# Data block:
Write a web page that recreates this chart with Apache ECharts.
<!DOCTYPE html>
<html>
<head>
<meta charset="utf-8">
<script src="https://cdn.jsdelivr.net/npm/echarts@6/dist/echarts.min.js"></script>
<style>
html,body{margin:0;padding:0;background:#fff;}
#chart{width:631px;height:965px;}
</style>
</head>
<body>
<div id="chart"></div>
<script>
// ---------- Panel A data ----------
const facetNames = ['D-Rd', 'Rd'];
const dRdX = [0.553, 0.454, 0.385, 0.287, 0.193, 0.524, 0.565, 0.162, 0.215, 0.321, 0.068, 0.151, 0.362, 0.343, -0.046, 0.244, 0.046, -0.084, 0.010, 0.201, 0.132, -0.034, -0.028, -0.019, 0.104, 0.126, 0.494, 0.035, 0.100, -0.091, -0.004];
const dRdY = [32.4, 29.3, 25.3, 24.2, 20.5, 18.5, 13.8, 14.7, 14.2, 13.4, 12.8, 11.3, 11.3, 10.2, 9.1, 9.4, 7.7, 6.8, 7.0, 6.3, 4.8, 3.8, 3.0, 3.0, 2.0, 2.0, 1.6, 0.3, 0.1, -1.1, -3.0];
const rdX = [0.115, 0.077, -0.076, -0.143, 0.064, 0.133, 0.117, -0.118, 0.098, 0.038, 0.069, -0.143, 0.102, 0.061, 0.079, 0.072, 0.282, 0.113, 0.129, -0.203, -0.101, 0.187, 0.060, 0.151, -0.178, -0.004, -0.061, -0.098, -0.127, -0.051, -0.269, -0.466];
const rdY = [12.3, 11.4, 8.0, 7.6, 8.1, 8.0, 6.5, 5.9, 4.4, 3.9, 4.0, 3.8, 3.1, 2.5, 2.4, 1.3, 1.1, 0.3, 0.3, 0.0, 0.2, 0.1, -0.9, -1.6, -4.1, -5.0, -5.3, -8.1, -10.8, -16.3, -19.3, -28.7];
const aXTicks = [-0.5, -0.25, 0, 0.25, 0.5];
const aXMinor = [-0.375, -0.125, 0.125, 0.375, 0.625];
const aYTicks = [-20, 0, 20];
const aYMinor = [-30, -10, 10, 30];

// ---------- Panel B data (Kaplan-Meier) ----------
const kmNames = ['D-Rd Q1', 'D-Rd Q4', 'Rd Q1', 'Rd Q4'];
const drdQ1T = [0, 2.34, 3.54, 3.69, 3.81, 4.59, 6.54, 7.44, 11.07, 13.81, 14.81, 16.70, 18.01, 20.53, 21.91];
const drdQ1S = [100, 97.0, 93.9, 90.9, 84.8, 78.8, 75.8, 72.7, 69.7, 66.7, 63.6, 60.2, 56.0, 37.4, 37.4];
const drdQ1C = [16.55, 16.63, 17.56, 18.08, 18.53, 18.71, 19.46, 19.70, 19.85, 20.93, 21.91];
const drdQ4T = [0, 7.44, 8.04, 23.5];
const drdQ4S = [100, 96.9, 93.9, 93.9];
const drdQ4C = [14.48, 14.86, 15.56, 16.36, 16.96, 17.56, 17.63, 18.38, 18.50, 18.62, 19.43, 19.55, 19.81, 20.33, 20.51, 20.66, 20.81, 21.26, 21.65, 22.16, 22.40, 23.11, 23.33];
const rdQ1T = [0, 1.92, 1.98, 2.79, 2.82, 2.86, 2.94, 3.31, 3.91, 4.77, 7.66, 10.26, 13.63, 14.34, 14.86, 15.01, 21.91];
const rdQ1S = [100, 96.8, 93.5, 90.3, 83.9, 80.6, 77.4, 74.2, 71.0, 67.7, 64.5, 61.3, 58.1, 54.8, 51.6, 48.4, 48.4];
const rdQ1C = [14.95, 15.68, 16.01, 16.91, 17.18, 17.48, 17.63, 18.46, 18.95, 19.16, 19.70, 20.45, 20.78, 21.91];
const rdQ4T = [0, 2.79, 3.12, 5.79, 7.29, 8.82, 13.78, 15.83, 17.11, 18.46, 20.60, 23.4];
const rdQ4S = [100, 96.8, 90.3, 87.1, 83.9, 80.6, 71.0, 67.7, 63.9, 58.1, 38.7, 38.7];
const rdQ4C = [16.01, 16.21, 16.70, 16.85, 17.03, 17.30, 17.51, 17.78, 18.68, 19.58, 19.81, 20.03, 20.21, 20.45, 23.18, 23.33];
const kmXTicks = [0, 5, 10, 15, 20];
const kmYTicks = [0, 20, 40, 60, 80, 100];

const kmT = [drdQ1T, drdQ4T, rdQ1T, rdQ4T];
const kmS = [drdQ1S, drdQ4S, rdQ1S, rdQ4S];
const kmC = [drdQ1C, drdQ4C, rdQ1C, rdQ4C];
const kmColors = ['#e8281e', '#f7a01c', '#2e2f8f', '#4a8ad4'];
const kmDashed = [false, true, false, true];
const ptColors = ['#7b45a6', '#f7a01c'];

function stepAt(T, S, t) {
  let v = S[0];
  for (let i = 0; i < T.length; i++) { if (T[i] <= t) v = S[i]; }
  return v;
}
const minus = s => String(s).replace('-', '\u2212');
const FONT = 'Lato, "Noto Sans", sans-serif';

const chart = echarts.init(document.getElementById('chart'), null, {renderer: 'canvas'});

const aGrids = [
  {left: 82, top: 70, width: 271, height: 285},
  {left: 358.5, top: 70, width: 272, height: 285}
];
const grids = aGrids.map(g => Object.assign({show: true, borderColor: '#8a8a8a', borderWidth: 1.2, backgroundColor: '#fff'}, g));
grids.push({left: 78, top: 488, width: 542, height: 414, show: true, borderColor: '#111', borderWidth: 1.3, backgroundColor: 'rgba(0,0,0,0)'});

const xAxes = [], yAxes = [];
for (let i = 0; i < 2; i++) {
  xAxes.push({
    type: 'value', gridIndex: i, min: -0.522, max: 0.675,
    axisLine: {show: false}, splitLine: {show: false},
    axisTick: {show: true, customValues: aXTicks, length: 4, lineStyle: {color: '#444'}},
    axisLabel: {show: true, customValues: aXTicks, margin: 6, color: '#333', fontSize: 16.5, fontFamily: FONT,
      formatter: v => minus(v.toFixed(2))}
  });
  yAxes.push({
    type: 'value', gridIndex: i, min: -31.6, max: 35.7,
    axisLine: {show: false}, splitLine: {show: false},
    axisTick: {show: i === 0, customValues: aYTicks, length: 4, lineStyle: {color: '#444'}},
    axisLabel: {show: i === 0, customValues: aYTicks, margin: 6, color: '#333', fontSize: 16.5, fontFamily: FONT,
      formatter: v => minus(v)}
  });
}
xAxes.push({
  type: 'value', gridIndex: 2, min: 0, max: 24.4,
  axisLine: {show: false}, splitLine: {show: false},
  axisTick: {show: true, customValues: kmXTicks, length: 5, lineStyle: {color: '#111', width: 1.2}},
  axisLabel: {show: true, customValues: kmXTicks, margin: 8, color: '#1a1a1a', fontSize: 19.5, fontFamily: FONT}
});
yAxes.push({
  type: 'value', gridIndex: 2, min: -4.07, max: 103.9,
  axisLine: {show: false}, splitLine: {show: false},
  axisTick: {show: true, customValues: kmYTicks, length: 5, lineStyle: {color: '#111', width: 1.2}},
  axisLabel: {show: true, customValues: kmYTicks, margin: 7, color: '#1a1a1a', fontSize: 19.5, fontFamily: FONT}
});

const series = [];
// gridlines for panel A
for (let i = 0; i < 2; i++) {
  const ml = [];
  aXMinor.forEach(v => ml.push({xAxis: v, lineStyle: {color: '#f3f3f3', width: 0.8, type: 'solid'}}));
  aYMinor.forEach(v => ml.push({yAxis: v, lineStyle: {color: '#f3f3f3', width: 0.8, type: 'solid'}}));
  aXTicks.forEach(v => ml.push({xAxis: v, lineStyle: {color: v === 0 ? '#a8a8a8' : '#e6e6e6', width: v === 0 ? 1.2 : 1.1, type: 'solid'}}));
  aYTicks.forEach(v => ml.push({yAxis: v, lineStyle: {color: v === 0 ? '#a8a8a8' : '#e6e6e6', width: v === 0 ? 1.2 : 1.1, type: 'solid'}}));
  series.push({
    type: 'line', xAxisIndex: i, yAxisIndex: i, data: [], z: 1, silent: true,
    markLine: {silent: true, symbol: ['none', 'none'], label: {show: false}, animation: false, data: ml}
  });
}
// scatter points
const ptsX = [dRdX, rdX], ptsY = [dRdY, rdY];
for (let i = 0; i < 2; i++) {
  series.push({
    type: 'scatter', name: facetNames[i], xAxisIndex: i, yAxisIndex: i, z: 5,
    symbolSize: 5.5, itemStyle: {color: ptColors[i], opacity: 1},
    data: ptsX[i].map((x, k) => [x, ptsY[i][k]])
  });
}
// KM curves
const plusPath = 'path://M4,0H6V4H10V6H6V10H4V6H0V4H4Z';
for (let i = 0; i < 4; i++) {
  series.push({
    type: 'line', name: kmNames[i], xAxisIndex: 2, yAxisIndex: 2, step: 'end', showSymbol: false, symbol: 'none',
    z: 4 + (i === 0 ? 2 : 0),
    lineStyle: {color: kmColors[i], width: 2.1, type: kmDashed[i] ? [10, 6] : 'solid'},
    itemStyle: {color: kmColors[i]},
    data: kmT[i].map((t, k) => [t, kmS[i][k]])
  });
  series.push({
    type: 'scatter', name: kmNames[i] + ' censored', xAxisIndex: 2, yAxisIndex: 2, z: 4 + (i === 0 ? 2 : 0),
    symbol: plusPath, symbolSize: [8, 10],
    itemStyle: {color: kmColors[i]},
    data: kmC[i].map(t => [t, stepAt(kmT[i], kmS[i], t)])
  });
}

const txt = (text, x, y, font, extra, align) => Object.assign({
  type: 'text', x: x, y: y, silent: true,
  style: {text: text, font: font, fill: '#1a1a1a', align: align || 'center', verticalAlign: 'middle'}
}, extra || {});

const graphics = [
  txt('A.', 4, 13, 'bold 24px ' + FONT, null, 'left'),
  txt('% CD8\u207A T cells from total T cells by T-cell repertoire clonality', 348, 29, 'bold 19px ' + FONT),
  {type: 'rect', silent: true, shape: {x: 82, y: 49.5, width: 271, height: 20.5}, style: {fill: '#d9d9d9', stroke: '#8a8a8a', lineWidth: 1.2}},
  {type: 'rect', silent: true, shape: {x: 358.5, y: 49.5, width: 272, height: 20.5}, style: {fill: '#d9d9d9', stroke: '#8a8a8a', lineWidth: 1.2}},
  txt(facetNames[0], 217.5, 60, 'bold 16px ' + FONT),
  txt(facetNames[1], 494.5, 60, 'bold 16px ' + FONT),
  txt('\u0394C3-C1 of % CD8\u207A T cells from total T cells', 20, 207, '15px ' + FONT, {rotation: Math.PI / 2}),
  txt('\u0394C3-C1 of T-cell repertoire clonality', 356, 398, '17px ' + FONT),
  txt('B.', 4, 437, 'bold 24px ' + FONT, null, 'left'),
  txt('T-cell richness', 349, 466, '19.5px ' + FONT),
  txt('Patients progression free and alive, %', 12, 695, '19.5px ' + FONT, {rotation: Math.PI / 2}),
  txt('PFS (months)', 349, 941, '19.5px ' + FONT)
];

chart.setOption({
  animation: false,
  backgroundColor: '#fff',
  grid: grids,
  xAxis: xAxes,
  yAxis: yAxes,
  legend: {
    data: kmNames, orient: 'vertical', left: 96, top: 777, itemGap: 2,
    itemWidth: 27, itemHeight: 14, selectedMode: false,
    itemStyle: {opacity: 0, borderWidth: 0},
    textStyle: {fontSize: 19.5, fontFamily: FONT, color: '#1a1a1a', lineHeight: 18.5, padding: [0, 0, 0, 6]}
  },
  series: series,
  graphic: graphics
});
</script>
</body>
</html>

# Task requirements:
Return the opening line of the data and every line after it through the line containing "const aYMinor = [-30, -10, 10, 30];", please, exactly as written and with nothing added.

# Exercise response:
Write a web page that recreates this chart with Apache ECharts.
<!DOCTYPE html>
<html>
<head>
<meta charset="utf-8">
<script src="https://cdn.jsdelivr.net/npm/echarts@6/dist/echarts.min.js"></script>
<style>
html,body{margin:0;padding:0;background:#fff;}
#chart{width:631px;height:965px;}
</style>
</head>
<body>
<div id="chart"></div>
<script>
// ---------- Panel A data ----------
const facetNames = ['D-Rd', 'Rd'];
const dRdX = [0.553, 0.454, 0.385, 0.287, 0.193, 0.524, 0.565, 0.162, 0.215, 0.321, 0.068, 0.151, 0.362, 0.343, -0.046, 0.244, 0.046, -0.084, 0.010, 0.201, 0.132, -0.034, -0.028, -0.019, 0.104, 0.126, 0.494, 0.035, 0.100, -0.091, -0.004];
const dRdY = [32.4, 29.3, 25.3, 24.2, 20.5, 18.5, 13.8, 14.7, 14.2, 13.4, 12.8, 11.3, 11.3, 10.2, 9.1, 9.4, 7.7, 6.8, 7.0, 6.3, 4.8, 3.8, 3.0, 3.0, 2.0, 2.0, 1.6, 0.3, 0.1, -1.1, -3.0];
const rdX = [0.115, 0.077, -0.076, -0.143, 0.064, 0.133, 0.117, -0.118, 0.098, 0.038, 0.069, -0.143, 0.102, 0.061, 0.079, 0.072, 0.282, 0.113, 0.129, -0.203, -0.101, 0.187, 0.060, 0.151, -0.178, -0.004, -0.061, -0.098, -0.127, -0.051, -0.269, -0.466];
const rdY = [12.3, 11.4, 8.0, 7.6, 8.1, 8.0, 6.5, 5.9, 4.4, 3.9, 4.0, 3.8, 3.1, 2.5, 2.4, 1.3, 1.1, 0.3, 0.3, 0.0, 0.2, 0.1, -0.9, -1.6, -4.1, -5.0, -5.3, -8.1, -10.8, -16.3, -19.3, -28.7];
const aXTicks = [-0.5, -0.25, 0, 0.25, 0.5];
const aXMinor = [-0.375, -0.125, 0.125, 0.375, 0.625];
const aYTicks = [-20, 0, 20];
const aYMinor = [-30, -10, 10, 30];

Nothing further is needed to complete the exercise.